Saturday, June 28, 2008

A bizarre dream

There is this bizarre dream that i wanted to talk about, or rather blog about. Its kinda strange what happened in the dream..but that's what dreams are made of, isn't it ? It goes like this.....

Gowrisankar(gowri as we call him) is holding a wedding invitation of this girl i had a crush on.
Was it just a crush or more than that ? I don't know, but i was deeply depressed at the sight of the invitation. gowri felt sorry for me, i could see it on his face. He knew what this girl meant to me and did realize that it wasn't any where close to comfort in learning that this girl i liked is getting married to some one else soon. Can't this be stopped ? What do i have to do to stop it ? Or should i ?
I knew this girl for quite some time now. The first time i saw her i was dumbstruck and the poor english language has few words (or none) to describe that beauty. Lunch was the time i got to see her in the cafeteria everyday.....boy, was i waiting for that. Each passing day my liking for her grew in stature. All these days, never spoke to her...not even once. I never had to...We had mutual friends, but never thought of using them to strike a silly conversation. Somebody every now and then would tell me that i need to talk to this girl, but i never did.
And today the sight of the wedding invitation with her name on it drove me nuts...
why does it have to end like this ? have i made a mistake in not talking to her, even once ?
Now all of a sudden my heart feels heavy.........feels like its being crushed by a thousand tons of rock....pain is too small a word now compared to what i was going through.

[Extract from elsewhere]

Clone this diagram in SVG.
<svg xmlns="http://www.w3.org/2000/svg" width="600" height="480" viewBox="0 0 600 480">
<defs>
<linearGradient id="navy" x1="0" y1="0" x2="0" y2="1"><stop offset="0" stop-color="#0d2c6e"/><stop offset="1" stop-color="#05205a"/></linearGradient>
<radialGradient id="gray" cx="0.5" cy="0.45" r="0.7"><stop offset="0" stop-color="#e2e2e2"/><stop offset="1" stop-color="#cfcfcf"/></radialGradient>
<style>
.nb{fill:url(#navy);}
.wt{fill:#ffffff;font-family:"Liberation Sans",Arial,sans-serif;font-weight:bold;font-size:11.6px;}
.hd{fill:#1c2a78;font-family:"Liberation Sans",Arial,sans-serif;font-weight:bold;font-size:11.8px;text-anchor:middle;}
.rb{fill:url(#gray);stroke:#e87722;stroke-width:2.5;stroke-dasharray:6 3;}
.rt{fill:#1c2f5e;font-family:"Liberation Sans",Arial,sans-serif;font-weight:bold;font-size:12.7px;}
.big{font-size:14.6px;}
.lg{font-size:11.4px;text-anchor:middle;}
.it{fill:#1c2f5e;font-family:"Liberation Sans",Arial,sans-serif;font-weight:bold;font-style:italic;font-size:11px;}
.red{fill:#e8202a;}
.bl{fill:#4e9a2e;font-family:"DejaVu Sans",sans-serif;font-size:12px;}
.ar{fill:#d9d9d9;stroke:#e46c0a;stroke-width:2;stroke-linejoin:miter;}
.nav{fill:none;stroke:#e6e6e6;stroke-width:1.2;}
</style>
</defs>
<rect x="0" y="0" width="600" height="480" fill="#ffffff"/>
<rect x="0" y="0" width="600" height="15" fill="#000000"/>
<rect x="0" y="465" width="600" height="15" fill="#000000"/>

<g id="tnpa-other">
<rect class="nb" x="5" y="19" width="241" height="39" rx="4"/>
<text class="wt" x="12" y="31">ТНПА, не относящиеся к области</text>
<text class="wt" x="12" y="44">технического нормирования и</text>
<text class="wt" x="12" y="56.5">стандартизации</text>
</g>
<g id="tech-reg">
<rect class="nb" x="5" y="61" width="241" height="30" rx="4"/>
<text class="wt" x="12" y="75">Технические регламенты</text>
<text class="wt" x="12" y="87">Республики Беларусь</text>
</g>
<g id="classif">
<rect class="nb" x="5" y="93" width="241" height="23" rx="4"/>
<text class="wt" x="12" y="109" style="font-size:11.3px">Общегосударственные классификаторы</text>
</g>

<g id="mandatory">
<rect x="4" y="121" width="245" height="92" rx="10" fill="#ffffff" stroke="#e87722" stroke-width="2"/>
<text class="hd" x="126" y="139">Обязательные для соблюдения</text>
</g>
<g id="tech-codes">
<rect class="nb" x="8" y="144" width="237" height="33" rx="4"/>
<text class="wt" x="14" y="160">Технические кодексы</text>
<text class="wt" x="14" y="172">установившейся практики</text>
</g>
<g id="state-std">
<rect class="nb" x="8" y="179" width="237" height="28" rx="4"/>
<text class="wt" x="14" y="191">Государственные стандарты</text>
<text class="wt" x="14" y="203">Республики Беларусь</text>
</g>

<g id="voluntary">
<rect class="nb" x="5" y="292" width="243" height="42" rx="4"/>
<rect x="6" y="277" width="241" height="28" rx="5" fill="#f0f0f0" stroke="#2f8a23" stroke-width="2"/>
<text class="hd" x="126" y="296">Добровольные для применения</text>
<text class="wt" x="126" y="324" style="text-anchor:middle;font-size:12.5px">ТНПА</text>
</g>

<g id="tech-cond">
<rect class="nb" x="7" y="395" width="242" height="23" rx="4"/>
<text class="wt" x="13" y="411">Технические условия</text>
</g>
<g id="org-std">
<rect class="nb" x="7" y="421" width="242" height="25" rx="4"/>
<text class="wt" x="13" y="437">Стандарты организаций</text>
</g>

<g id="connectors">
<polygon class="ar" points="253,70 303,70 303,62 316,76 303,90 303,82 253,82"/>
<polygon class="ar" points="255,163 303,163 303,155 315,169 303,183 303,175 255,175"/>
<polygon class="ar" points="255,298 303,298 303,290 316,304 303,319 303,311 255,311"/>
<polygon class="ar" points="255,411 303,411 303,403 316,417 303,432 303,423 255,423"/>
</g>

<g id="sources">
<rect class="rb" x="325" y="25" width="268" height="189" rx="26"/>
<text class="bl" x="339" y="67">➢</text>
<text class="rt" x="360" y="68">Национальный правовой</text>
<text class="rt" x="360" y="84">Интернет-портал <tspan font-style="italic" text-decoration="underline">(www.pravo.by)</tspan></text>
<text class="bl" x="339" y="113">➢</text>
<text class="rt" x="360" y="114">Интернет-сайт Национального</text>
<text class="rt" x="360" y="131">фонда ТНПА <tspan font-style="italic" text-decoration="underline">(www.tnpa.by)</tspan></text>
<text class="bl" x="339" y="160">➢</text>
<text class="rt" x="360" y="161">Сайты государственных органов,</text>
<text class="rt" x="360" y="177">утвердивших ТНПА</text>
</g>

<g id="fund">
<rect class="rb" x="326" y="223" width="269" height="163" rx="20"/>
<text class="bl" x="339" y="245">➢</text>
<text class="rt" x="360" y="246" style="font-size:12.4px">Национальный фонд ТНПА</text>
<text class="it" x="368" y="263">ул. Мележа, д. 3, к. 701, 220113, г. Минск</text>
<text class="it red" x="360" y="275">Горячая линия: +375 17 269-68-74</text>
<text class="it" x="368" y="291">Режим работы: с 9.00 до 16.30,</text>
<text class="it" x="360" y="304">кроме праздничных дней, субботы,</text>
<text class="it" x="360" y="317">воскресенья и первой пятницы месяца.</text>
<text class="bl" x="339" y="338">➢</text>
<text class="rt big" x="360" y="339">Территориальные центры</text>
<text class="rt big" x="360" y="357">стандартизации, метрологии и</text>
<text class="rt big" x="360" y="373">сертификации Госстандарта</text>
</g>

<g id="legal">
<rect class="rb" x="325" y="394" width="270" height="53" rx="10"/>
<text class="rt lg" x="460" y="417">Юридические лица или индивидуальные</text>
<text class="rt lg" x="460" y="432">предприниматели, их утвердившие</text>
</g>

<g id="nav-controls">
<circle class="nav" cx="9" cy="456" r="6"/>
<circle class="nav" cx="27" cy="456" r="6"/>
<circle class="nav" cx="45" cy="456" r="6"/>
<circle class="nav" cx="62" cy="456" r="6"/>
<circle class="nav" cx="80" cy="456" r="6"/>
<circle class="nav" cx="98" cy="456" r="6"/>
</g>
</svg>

"Oh wait", an excited gowri says...."Look at this !!"

"Oh no i don't want to see that again, its unbearable, gowri....i can't......Please take it away from me, can't take it anymore....."

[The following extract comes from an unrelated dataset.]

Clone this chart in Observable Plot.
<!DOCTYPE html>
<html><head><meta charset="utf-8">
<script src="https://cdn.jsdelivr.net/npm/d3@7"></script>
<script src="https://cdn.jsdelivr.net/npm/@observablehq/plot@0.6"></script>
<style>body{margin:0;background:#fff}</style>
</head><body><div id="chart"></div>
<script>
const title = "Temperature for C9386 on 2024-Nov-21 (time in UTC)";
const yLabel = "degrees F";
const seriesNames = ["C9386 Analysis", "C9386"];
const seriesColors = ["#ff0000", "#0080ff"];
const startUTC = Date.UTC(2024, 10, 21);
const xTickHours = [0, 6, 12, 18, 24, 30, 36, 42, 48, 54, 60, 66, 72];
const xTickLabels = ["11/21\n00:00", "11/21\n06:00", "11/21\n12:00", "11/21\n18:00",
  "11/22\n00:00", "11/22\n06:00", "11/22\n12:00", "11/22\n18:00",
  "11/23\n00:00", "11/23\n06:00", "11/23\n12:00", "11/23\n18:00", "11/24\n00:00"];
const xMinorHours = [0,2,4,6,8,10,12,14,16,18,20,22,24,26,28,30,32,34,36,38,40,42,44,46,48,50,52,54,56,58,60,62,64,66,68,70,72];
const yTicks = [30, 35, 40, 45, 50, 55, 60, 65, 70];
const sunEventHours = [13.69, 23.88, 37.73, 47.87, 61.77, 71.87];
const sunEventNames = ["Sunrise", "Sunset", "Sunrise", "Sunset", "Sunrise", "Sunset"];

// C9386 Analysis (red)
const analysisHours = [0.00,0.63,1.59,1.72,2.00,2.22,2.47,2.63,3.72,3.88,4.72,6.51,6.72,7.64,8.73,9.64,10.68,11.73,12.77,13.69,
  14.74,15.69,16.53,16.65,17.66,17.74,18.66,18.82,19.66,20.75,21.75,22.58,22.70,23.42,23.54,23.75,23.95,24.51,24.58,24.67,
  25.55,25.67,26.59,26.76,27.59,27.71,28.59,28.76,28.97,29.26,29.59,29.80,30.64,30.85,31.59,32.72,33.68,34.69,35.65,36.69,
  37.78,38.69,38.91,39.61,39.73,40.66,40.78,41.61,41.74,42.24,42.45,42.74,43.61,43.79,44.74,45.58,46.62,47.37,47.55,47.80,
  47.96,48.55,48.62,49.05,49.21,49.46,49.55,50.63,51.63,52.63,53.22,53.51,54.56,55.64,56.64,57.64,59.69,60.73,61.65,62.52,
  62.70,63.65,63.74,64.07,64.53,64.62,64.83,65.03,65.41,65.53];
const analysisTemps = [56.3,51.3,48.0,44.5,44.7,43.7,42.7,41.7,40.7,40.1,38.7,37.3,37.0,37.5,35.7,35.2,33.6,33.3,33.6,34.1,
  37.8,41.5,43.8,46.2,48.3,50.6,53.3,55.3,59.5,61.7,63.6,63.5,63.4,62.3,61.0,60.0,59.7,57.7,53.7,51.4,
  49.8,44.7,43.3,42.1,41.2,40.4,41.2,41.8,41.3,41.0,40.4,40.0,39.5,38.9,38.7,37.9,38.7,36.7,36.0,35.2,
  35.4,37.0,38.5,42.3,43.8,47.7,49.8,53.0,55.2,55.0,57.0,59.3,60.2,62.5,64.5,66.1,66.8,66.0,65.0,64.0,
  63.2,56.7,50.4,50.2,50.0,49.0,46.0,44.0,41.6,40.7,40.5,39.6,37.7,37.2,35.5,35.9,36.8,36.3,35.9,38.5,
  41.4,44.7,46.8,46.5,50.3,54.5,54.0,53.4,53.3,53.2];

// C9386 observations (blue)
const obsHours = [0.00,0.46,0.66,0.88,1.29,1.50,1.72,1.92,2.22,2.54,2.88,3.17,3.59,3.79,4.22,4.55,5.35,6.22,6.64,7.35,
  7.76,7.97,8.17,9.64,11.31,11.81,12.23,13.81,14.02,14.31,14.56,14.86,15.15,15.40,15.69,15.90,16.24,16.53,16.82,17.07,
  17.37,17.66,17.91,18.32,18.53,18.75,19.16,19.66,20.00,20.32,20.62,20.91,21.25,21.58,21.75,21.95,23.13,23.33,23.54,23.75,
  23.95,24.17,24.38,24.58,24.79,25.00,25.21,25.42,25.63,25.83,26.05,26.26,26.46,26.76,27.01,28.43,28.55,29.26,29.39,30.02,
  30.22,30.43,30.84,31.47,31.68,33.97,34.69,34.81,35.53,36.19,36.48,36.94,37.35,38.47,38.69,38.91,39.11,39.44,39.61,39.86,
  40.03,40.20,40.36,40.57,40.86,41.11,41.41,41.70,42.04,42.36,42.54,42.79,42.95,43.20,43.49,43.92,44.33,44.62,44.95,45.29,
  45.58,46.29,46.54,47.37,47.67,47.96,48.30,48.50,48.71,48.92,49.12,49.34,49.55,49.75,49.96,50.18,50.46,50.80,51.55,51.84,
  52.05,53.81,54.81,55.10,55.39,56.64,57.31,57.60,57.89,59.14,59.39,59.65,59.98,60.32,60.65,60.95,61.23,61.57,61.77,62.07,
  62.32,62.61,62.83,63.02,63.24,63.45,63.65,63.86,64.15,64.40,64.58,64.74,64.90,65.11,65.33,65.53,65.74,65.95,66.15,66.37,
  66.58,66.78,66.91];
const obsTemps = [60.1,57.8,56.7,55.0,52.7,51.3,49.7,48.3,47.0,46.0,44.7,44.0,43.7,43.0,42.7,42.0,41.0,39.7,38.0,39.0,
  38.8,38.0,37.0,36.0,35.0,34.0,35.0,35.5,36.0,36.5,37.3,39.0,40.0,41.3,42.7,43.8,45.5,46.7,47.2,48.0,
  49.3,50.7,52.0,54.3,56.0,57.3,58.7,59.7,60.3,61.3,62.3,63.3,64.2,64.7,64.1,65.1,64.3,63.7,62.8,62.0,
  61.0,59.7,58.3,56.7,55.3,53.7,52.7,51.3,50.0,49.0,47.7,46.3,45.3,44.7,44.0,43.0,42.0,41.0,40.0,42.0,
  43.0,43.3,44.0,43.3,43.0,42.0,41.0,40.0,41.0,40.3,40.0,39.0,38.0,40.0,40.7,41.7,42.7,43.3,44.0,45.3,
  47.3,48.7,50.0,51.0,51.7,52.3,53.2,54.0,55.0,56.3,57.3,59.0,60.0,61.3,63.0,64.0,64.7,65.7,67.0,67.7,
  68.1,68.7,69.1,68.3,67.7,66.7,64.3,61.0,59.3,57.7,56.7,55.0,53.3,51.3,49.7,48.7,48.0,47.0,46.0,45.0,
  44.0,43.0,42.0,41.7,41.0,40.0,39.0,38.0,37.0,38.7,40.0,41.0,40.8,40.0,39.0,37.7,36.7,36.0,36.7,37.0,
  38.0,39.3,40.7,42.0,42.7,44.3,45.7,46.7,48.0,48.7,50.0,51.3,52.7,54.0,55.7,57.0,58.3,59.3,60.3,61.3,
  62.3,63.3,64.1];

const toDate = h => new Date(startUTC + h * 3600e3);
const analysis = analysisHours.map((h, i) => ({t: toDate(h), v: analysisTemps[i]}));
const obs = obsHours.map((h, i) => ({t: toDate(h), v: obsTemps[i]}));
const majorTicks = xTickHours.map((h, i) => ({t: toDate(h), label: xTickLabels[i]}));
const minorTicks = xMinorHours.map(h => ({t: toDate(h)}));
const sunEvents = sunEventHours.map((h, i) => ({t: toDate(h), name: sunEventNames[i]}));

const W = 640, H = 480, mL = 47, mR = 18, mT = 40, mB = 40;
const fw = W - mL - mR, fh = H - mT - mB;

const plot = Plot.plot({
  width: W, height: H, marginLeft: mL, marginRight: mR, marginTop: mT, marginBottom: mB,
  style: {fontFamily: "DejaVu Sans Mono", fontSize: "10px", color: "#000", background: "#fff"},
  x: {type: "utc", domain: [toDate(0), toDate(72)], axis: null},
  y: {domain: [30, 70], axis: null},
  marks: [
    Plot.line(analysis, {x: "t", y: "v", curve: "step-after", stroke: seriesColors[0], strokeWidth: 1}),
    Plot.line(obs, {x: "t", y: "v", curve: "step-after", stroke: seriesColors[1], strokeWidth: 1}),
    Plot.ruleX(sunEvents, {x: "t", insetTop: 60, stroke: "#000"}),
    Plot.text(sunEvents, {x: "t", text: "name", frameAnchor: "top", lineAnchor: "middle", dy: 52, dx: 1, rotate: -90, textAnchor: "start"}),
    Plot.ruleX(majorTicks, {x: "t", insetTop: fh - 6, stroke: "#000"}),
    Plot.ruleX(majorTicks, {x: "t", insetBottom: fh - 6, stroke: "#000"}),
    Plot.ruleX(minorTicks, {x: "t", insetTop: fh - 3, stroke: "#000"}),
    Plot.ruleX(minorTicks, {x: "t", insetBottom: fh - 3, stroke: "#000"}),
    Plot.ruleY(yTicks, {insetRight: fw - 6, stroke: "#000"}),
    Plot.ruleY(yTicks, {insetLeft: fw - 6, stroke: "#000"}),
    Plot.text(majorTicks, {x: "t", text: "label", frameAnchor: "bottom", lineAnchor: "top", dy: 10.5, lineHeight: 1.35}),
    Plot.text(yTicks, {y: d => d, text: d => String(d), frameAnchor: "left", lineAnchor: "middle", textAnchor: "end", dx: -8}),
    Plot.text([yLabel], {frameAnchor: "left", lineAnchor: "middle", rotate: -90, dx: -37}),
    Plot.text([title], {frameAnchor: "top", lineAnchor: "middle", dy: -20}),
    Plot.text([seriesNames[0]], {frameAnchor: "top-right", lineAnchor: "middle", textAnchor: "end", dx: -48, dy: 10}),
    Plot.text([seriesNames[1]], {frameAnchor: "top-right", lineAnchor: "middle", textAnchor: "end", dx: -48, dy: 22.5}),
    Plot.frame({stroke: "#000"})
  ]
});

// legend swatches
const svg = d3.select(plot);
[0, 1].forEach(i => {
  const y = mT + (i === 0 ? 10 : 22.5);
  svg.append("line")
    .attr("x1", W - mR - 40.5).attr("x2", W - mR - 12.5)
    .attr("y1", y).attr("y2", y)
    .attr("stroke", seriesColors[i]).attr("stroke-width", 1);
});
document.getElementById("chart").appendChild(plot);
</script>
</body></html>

"No, you should take a look at it, for god's sake !!", he said putting down his finger on the invitation.
Composing myself with all my will, like a child who doesn't want to have an injection i so reluctantly looked at the wedding invitation and barely focused my eyes to the point that gowri had his finger on. The groom's name looked familiar. My focus increased exponentially.
Goodness gracious !! its me !! i couldn't believe my eyes, I'M THE DAMN BRIDE GROOM. My joy knew no bounds and was on cloud nine [10, 11 maybe ;)]. Celebrating i jumped onto the table to do a little dance. And blinded by the rosiness of the moment, without realising what i was doing, in a wrong footing, lost my balance and i could see the marble floor approaching really quick and fast....rather i was going down towards the marble floor, face down....Thud !! Ouch !! it hurts......hurts badly.....

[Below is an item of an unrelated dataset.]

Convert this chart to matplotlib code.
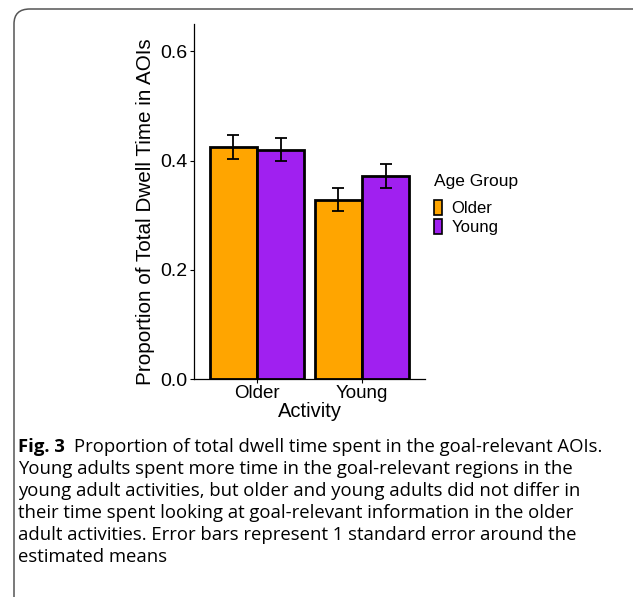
import numpy as np
import matplotlib.pyplot as plt
from matplotlib.patches import FancyBboxPatch, Patch

activities = ["Older", "Young"]
groups = ["Older", "Young"]
colors = ["#FFA500", "#A020F0"]
means = {"Older": [0.424, 0.328], "Young": [0.420, 0.371]}
errors = {"Older": [0.022, 0.021], "Young": [0.021, 0.022]}

caption_bold = "Fig. 3"
caption = [
    "Proportion of total dwell time spent in the goal-relevant AOIs.",
    "Young adults spent more time in the goal-relevant regions in the",
    "young adult activities, but older and young adults did not differ in",
    "their time spent looking at goal-relevant information in the older",
    "adult activities. Error bars represent 1 standard error around the",
    "estimated means",
]

plt.rcParams['font.family'] = ['Liberation Sans', 'DejaVu Sans']

W, H = 633, 597
fig = plt.figure(figsize=(W / 100, H / 100), dpi=100)

# rounded frame around the figure panel
frame = FancyBboxPatch((14 / W, -0.2), 1.2, 1 - 9 / H + 0.2,
                       boxstyle="round,pad=0,rounding_size=0.025",
                       transform=fig.transFigure, fill=False,
                       edgecolor="#555555", linewidth=1.1)
fig.patches.append(frame)

ax = fig.add_axes([194 / W, 218 / H, (425 - 194) / W, (379 - 24) / H])

x = np.arange(1, len(activities) + 1)
width = 0.45
for i, g in enumerate(groups):
    pos = x + (i - 0.5) * width
    ax.bar(pos, means[g], width, color=colors[i], edgecolor="black",
           linewidth=2, zorder=2)
    ax.errorbar(pos, means[g], yerr=errors[g], fmt="none", ecolor="black",
                elinewidth=1.3, capsize=4.5, capthick=1.3, zorder=3)

ax.set_xlim(0.4, 2.6)
ax.set_ylim(0, 0.65)
ax.set_xticks(x)
ax.set_xticklabels(activities)
ax.set_yticks([0.0, 0.2, 0.4, 0.6])
ax.set_yticklabels(["0.0", "0.2", "0.4", "0.6"])
ax.tick_params(length=3, width=0.8, pad=2, colors="black")
ax.tick_params(axis="y", labelsize=14)
ax.tick_params(axis="x", labelsize=13.5, pad=1)
for s in ["top", "right"]:
    ax.spines[s].set_visible(False)
for s in ["left", "bottom"]:
    ax.spines[s].set_linewidth(0.9)
ax.set_xlabel("Activity", fontsize=14.5, labelpad=0)
ax.set_ylabel("Proportion of Total Dwell Time in AOIs", fontsize=14.9)
ax.yaxis.set_label_coords(-0.17, 0.47)

handles = [Patch(facecolor=c, edgecolor="black", linewidth=1.2) for c in colors]
leg = ax.legend(handles, groups, title="Age Group", loc="upper left",
                bbox_to_anchor=(0.975, 0.62), frameon=False, fontsize=12,
                title_fontsize=12.5, handlelength=0.45, handleheight=1.0,
                handletextpad=0.6, labelspacing=0.15, alignment="left")
leg._legend_box.sep = 8

# caption
y0 = 1 - 447 / H
fs = 13.3
fig.text(18 / W, y0, caption_bold, fontsize=fs, fontweight="bold",
         family="Open Sans", va="center", ha="left")
fig.text(74 / W, y0, caption[0], fontsize=fs, family="Open Sans",
         va="center", ha="left")
for k, line in enumerate(caption[1:]):
    fig.text(18 / W, y0 - (k + 1) * 22 / H, line, fontsize=fs,
             family="Open Sans", va="center", ha="left")

fig.savefig("out.png", dpi=100)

I get up to see that i have just woken up from a dream, falling off the bed as a result.
My face and my shoulder are still hurting from the fall...

To me the dream is strange and what makes it stranger is how a dream could have things that you never thought of, consciously. I happened to read somewhere that your dream mostly consists of what your brain has come across before as a thought or something that your eyes have seen.